**The problem**
Count how many lines below contain the word "matplotlib", then give that number alone.

**Source data**
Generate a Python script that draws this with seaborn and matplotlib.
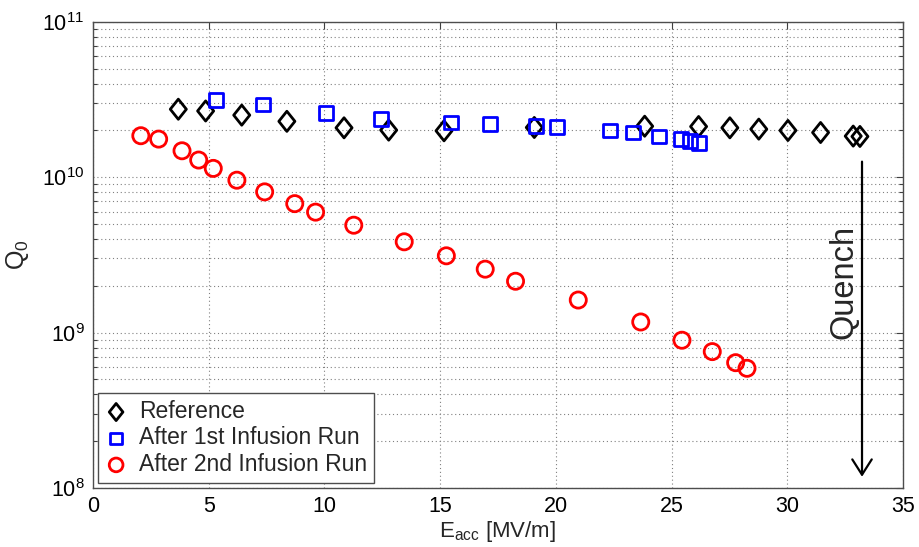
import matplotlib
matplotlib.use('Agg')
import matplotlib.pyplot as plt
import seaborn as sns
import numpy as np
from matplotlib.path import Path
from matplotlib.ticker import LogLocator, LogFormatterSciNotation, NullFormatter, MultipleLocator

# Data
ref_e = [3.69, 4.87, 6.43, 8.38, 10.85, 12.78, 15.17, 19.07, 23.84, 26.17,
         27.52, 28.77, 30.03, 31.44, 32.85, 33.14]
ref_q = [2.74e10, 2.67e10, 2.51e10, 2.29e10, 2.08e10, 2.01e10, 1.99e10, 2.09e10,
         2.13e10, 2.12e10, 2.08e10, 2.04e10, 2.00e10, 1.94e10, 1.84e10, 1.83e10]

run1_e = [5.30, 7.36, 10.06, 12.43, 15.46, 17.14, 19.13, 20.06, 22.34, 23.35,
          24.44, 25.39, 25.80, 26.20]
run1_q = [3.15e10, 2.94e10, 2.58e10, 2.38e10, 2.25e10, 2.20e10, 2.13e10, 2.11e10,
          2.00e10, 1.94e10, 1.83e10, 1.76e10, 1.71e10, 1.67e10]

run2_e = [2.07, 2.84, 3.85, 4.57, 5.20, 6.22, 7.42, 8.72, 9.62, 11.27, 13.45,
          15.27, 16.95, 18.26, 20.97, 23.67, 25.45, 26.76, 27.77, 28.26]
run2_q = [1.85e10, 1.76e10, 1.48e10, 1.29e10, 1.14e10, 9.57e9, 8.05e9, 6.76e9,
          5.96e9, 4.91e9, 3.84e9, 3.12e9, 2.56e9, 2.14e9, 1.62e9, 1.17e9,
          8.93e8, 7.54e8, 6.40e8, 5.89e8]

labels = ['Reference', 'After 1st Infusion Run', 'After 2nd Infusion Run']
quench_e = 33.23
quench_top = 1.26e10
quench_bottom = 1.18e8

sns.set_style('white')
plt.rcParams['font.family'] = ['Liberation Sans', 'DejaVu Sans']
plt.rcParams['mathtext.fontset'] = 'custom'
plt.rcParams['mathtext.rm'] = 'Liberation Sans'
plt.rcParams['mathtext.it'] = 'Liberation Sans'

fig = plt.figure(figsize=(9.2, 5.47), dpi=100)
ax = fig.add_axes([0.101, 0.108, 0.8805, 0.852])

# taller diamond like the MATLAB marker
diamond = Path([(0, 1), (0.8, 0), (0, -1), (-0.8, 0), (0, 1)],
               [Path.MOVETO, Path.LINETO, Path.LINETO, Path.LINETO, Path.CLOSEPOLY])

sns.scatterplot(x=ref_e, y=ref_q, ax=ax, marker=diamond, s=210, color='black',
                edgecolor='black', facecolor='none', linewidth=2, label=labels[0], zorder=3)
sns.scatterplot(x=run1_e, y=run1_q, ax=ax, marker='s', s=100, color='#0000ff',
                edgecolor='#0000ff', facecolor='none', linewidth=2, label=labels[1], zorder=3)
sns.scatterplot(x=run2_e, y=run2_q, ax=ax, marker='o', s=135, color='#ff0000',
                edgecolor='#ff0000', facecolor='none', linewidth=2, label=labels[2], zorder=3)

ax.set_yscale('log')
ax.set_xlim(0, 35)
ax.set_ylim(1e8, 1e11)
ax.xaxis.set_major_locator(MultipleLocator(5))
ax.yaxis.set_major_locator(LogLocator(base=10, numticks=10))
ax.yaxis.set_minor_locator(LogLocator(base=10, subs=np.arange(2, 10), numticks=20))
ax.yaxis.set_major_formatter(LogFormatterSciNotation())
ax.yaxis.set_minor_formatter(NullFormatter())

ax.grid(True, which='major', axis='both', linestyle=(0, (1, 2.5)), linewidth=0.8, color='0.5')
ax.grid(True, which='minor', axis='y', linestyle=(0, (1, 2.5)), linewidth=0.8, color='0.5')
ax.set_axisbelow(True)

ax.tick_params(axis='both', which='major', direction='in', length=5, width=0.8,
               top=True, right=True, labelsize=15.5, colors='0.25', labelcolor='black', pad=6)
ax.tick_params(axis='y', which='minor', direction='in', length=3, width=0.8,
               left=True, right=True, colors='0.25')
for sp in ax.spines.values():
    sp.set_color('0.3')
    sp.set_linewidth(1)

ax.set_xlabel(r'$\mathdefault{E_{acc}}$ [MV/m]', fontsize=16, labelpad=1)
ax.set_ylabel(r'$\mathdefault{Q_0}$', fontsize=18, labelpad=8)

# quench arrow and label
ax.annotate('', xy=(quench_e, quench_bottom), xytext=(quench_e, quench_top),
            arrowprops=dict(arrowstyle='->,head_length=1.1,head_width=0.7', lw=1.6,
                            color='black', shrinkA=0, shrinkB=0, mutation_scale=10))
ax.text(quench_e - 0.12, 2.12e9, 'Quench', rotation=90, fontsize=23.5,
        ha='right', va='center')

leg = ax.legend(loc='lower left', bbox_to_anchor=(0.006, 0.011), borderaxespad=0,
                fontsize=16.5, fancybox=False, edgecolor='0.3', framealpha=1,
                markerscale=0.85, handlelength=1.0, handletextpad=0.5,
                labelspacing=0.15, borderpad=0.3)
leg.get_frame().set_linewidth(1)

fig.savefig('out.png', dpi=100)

**Answer to this task**
6